HD offers to rip my 5/8"x4'x8' plywood purchase to either 16" or 24" widths.

This way the cut pieces are 1/2 or 1/3rd lighter than a complete sheet but still straddle (3) 2'-0" spaced rafters.  Where the cuts took place I'll just butt together again.

Butting together again will shrink (2) pieces of 24" width by the amount of one saw kerf or shrink (3) pieces of 16" width by the amount of (2) saw kerfs.  Is this of any consequence?

Also,  I plan to use roofing clips each 4' width total as if I were installing actual unripped 4x8 sheets for thermal spacing.  Should I use similar clips between the cut pieces ?  for strength?  for thermal?  or not at all?

I'm doing this alone as a challenge to see if I can, other-wise I'd hire two moonlighting roofing pros and let them install the sheathing.  The shingles I hope to haul up by breaking the bundles into quantities I can handle and installing over suitable underlayment.  Roof slope is 4/12 so I feel reasonably secure.

My fall back position is:  pro's do the the sheathing and shingling.  I'll do the remaining framing, installing vinyl siding, soffit/gable venting, etc..  It's an unheated garage so I see no need for ridge venting.

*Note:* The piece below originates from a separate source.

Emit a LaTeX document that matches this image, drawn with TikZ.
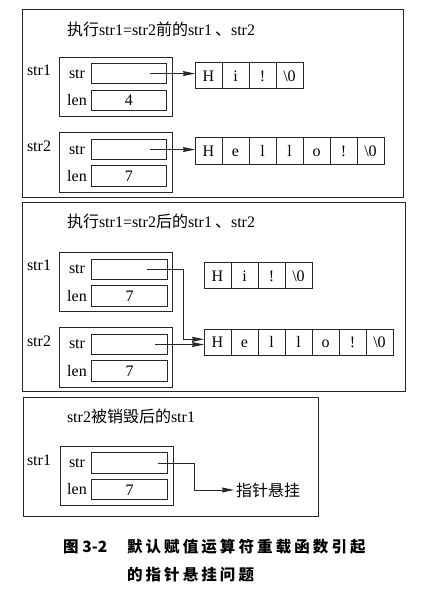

Any comments/suggestions, tips.


----------



## inspectorD (Jul 21, 2009)

If you install the sheets this way, it makes them weaker at the seams which do not have any support. Installing "H" clips will help. 
Another downside is appllying the shingles to a roof with seams this large. Try to space the shingles so they do not fall on a seam where you will nail them.
A 4x8 sheet makes a better diaphram structural wise, If you could get someone to do that part for you, or help do it, you end up with a better roof overall.


----------



## WallyPop (Jul 25, 2009)

Thank you Inspector.  When you state "seams this large" I guess you really meant "seams this many", which then increases the probability of nailing shingles in close proximity to a seam or on the seam itself.  

The same problem exists, if I understand you correctly, though less often of course, where the full 4'x8' sheets also incur a seam, especially since a 1/8" thermal expansion spacing is required.  I guess the "H" clips then serve a dual purpose as spacer AND support.

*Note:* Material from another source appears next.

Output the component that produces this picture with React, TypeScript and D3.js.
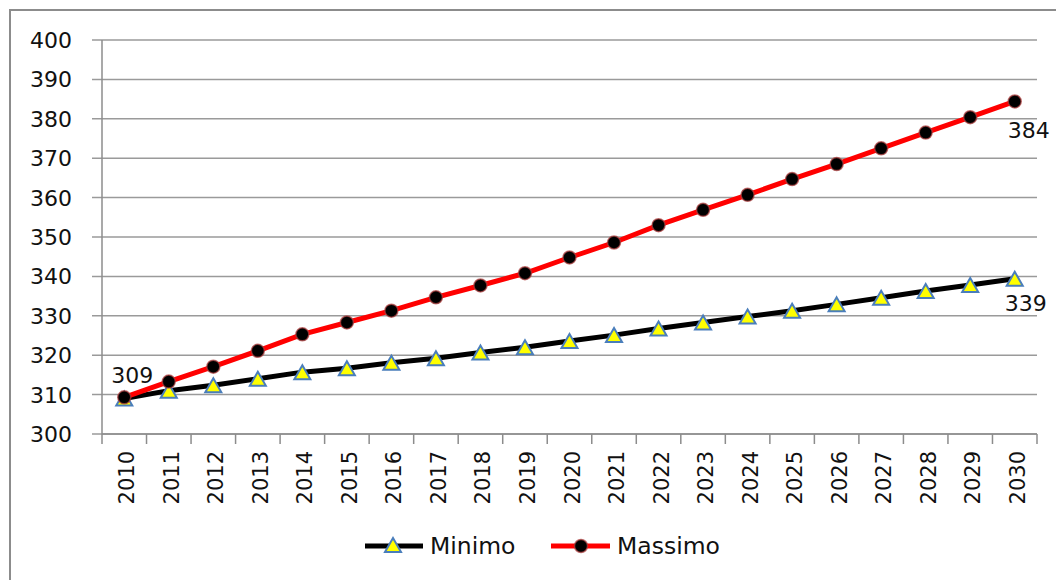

As a "stubborn old coot", I could, with some measure of difficulty and ingenuity, glue or otherwise fasten plywood strips underneath the seams and solve the nailing problem, but at great expense to my standing as a "rational old coot".

I'll hire me some young bodies.   Thanks again.


----------



## inspectorD (Jul 25, 2009)

Thanks for understanding my ramble... good luck with your project.:


----------